New brain map more than doubles charted regions of the human noggin
Ars Technica 2016-07-22

(credit: Nature Video/Matthew F. Glasser, David C. Van Essen)
Despite the advances of modern medicine, the wrinkled, twisted expanse of the human noodle has been mostly an uncharted frontier, with sparse territories and regions staked off so far. In the past, scientists have merely cordoned off sections based on a single type of brain feature, such as cell structures, brain topography, or identified functions. But now, in a comprehensive analysis of 210 healthy brains published Wednesday in Nature, researchers have merged such data sets and drawn an inclusive map of the mind's provinces.
The newly inked atlas, hatched from the National Institutes of Health’s Human Connectome Project, more than doubles the identified realms of the human brain’s outer shell, the cerebral cortex. This is the dominant part of the human brain, responsible for our minds’ higher functions, such as language, consciousness, information processing, and problem solving. The map depicts 360 cortex areas or 180 symmetrical, paired regions in each hemisphere, of which 83 were known and 97 are new.

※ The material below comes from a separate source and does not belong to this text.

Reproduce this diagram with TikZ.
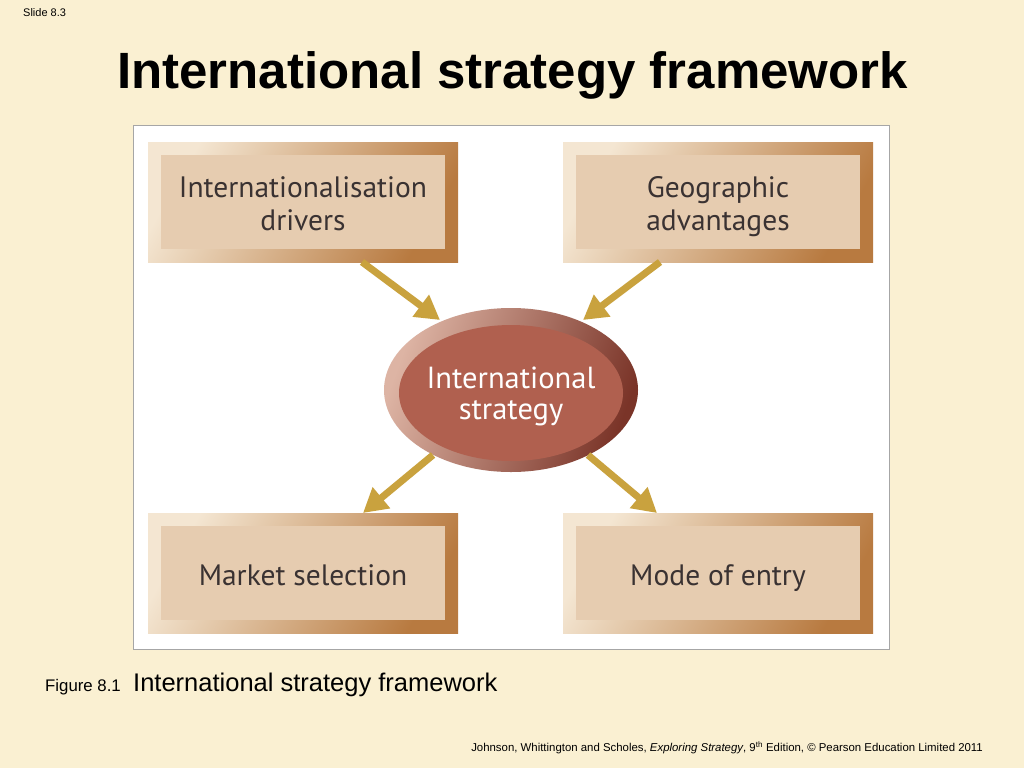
\documentclass[tikz,border=0pt]{standalone}
\usepackage{fontspec}
\setmainfont{Liberation Sans}
\newfontfamily\boxfont{PT Sans}
\usetikzlibrary{arrows.meta,shapes.geometric}
\definecolor{bgcream}{HTML}{FAF0D2}
\definecolor{framebrown}{HTML}{B87A40}
\definecolor{framelight}{HTML}{F4E6D2}
\definecolor{innerfill}{HTML}{E6CCB0}
\definecolor{ringlight}{HTML}{DDB4A4}
\definecolor{ringdark}{HTML}{7A3428}
\definecolor{ellfill}{HTML}{B0604F}
\definecolor{arrowgold}{HTML}{C9A23E}
\definecolor{boxtext}{HTML}{3A3232}
\tikzset{
  outerbox/.style={minimum width=310pt,minimum height=120pt,inner sep=0pt,
    left color=framelight,right color=framebrown,shading angle=60},
  innerbox/.style={minimum width=284pt,minimum height=94pt,inner sep=0pt,fill=innerfill},
  boxlabel/.style={anchor=base,inner sep=0pt,font=\boxfont\fontsize{29.5}{33}\selectfont,text=boxtext},
  ring/.style={ellipse,minimum width=254pt,minimum height=164pt,inner sep=0pt,
    left color=ringlight,right color=ringdark,shading angle=70},
  core/.style={ellipse,minimum width=224pt,minimum height=136pt,inner sep=0pt,fill=ellfill},
  corelabel/.style={anchor=base,inner sep=0pt,font=\boxfont\fontsize{30.5}{33}\selectfont,text=white},
  arr/.style={draw=arrowgold,line width=7pt,-{Triangle[length=24pt,width=26pt]}}
}
\begin{document}
\begin{tikzpicture}[x=1pt,y=-1pt]
\fill[bgcream] (0,0) rectangle (1024,768);
\useasboundingbox (0,0) rectangle (1024,768);
\node[anchor=base west,inner sep=0pt,font=\fontsize{11}{13}\selectfont] (slide) at (23,17) {Slide 8.3};
\node[anchor=base west,font=\bfseries\fontsize{51}{60}\selectfont,inner sep=0pt] (title) at (117,88) {International strategy framework};
\node[draw=black!35,line width=0.8pt,fill=white,minimum width=756pt,minimum height=524pt,inner sep=0pt] (panel) at (511,387) {};
% boxes
\node[outerbox] (b1o) at (303,202) {};
\node[innerbox] (b1) at (303,202) {};
\node[boxlabel] (b1t1) at (303,197) {Internationalisation};
\node[boxlabel] (b1t2) at (303,230) {drivers};
\node[outerbox] (b2o) at (718,202) {};
\node[innerbox] (b2) at (718,202) {};
\node[boxlabel] (b2t1) at (718,197) {Geographic};
\node[boxlabel] (b2t2) at (718,230) {advantages};
\node[outerbox] (b3o) at (303,573) {};
\node[innerbox] (b3) at (303,573) {};
\node[boxlabel] (b3t) at (303,585) {Market selection};
\node[outerbox] (b4o) at (718,573) {};
\node[innerbox] (b4) at (718,573) {};
\node[boxlabel] (b4t) at (718,585) {Mode of entry};
% ellipse
\node[ring] (ringe) at (511,390) {};
\node[core] (strat) at (511,393) {};
\node[corelabel] (st1) at (511,388) {International};
\node[corelabel] (st2) at (511,419) {strategy};
% arrows
\coordinate (a1s) at (362,262); \coordinate (a1e) at (440,320);
\coordinate (a2s) at (660,262); \coordinate (a2e) at (583,320);
\coordinate (a3s) at (433,455); \coordinate (a3e) at (363,513);
\coordinate (a4s) at (588,455); \coordinate (a4e) at (657,513);
\draw[arr] (a1s) -- (a1e);
\draw[arr] (a2s) -- (a2e);
\draw[arr] (a3s) -- (a3e);
\draw[arr] (a4s) -- (a4e);
% captions
\node[anchor=base west,font=\fontsize{16.8}{19}\selectfont,inner sep=0pt] (figno) at (45,691) {Figure 8.1};
\node[anchor=base west,font=\fontsize{25.5}{30}\selectfont,inner sep=0pt] (figcap) at (133,691) {International strategy framework};
\node[anchor=base east,font=\fontsize{11.4}{13}\selectfont,inner sep=0pt] (footer) at (983,751) {Johnson, Whittington and Scholes, \textit{Exploring Strategy}, 9\textsuperscript{th} Edition, \textcopyright{} Pearson Education Limited 2011};
\end{tikzpicture}
\end{document}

- The image shows a 180-area multimodal human cortical parcellation on the left and right hemisphere surfaces. Colors indicate the extent to which the areas are associated in the resting state with auditory (red), sensation (green), visual (blue).
While the new map is still a first draft, to be adjusted and honed with more research, the study's authors are hopeful that the cerebral sketch may quicken the pace toward understanding how the mind’s hardware works. Plus, it may provide a guide for neurosurgeons’ scalpels and more detail for researchers examining how the primate brain has evolved.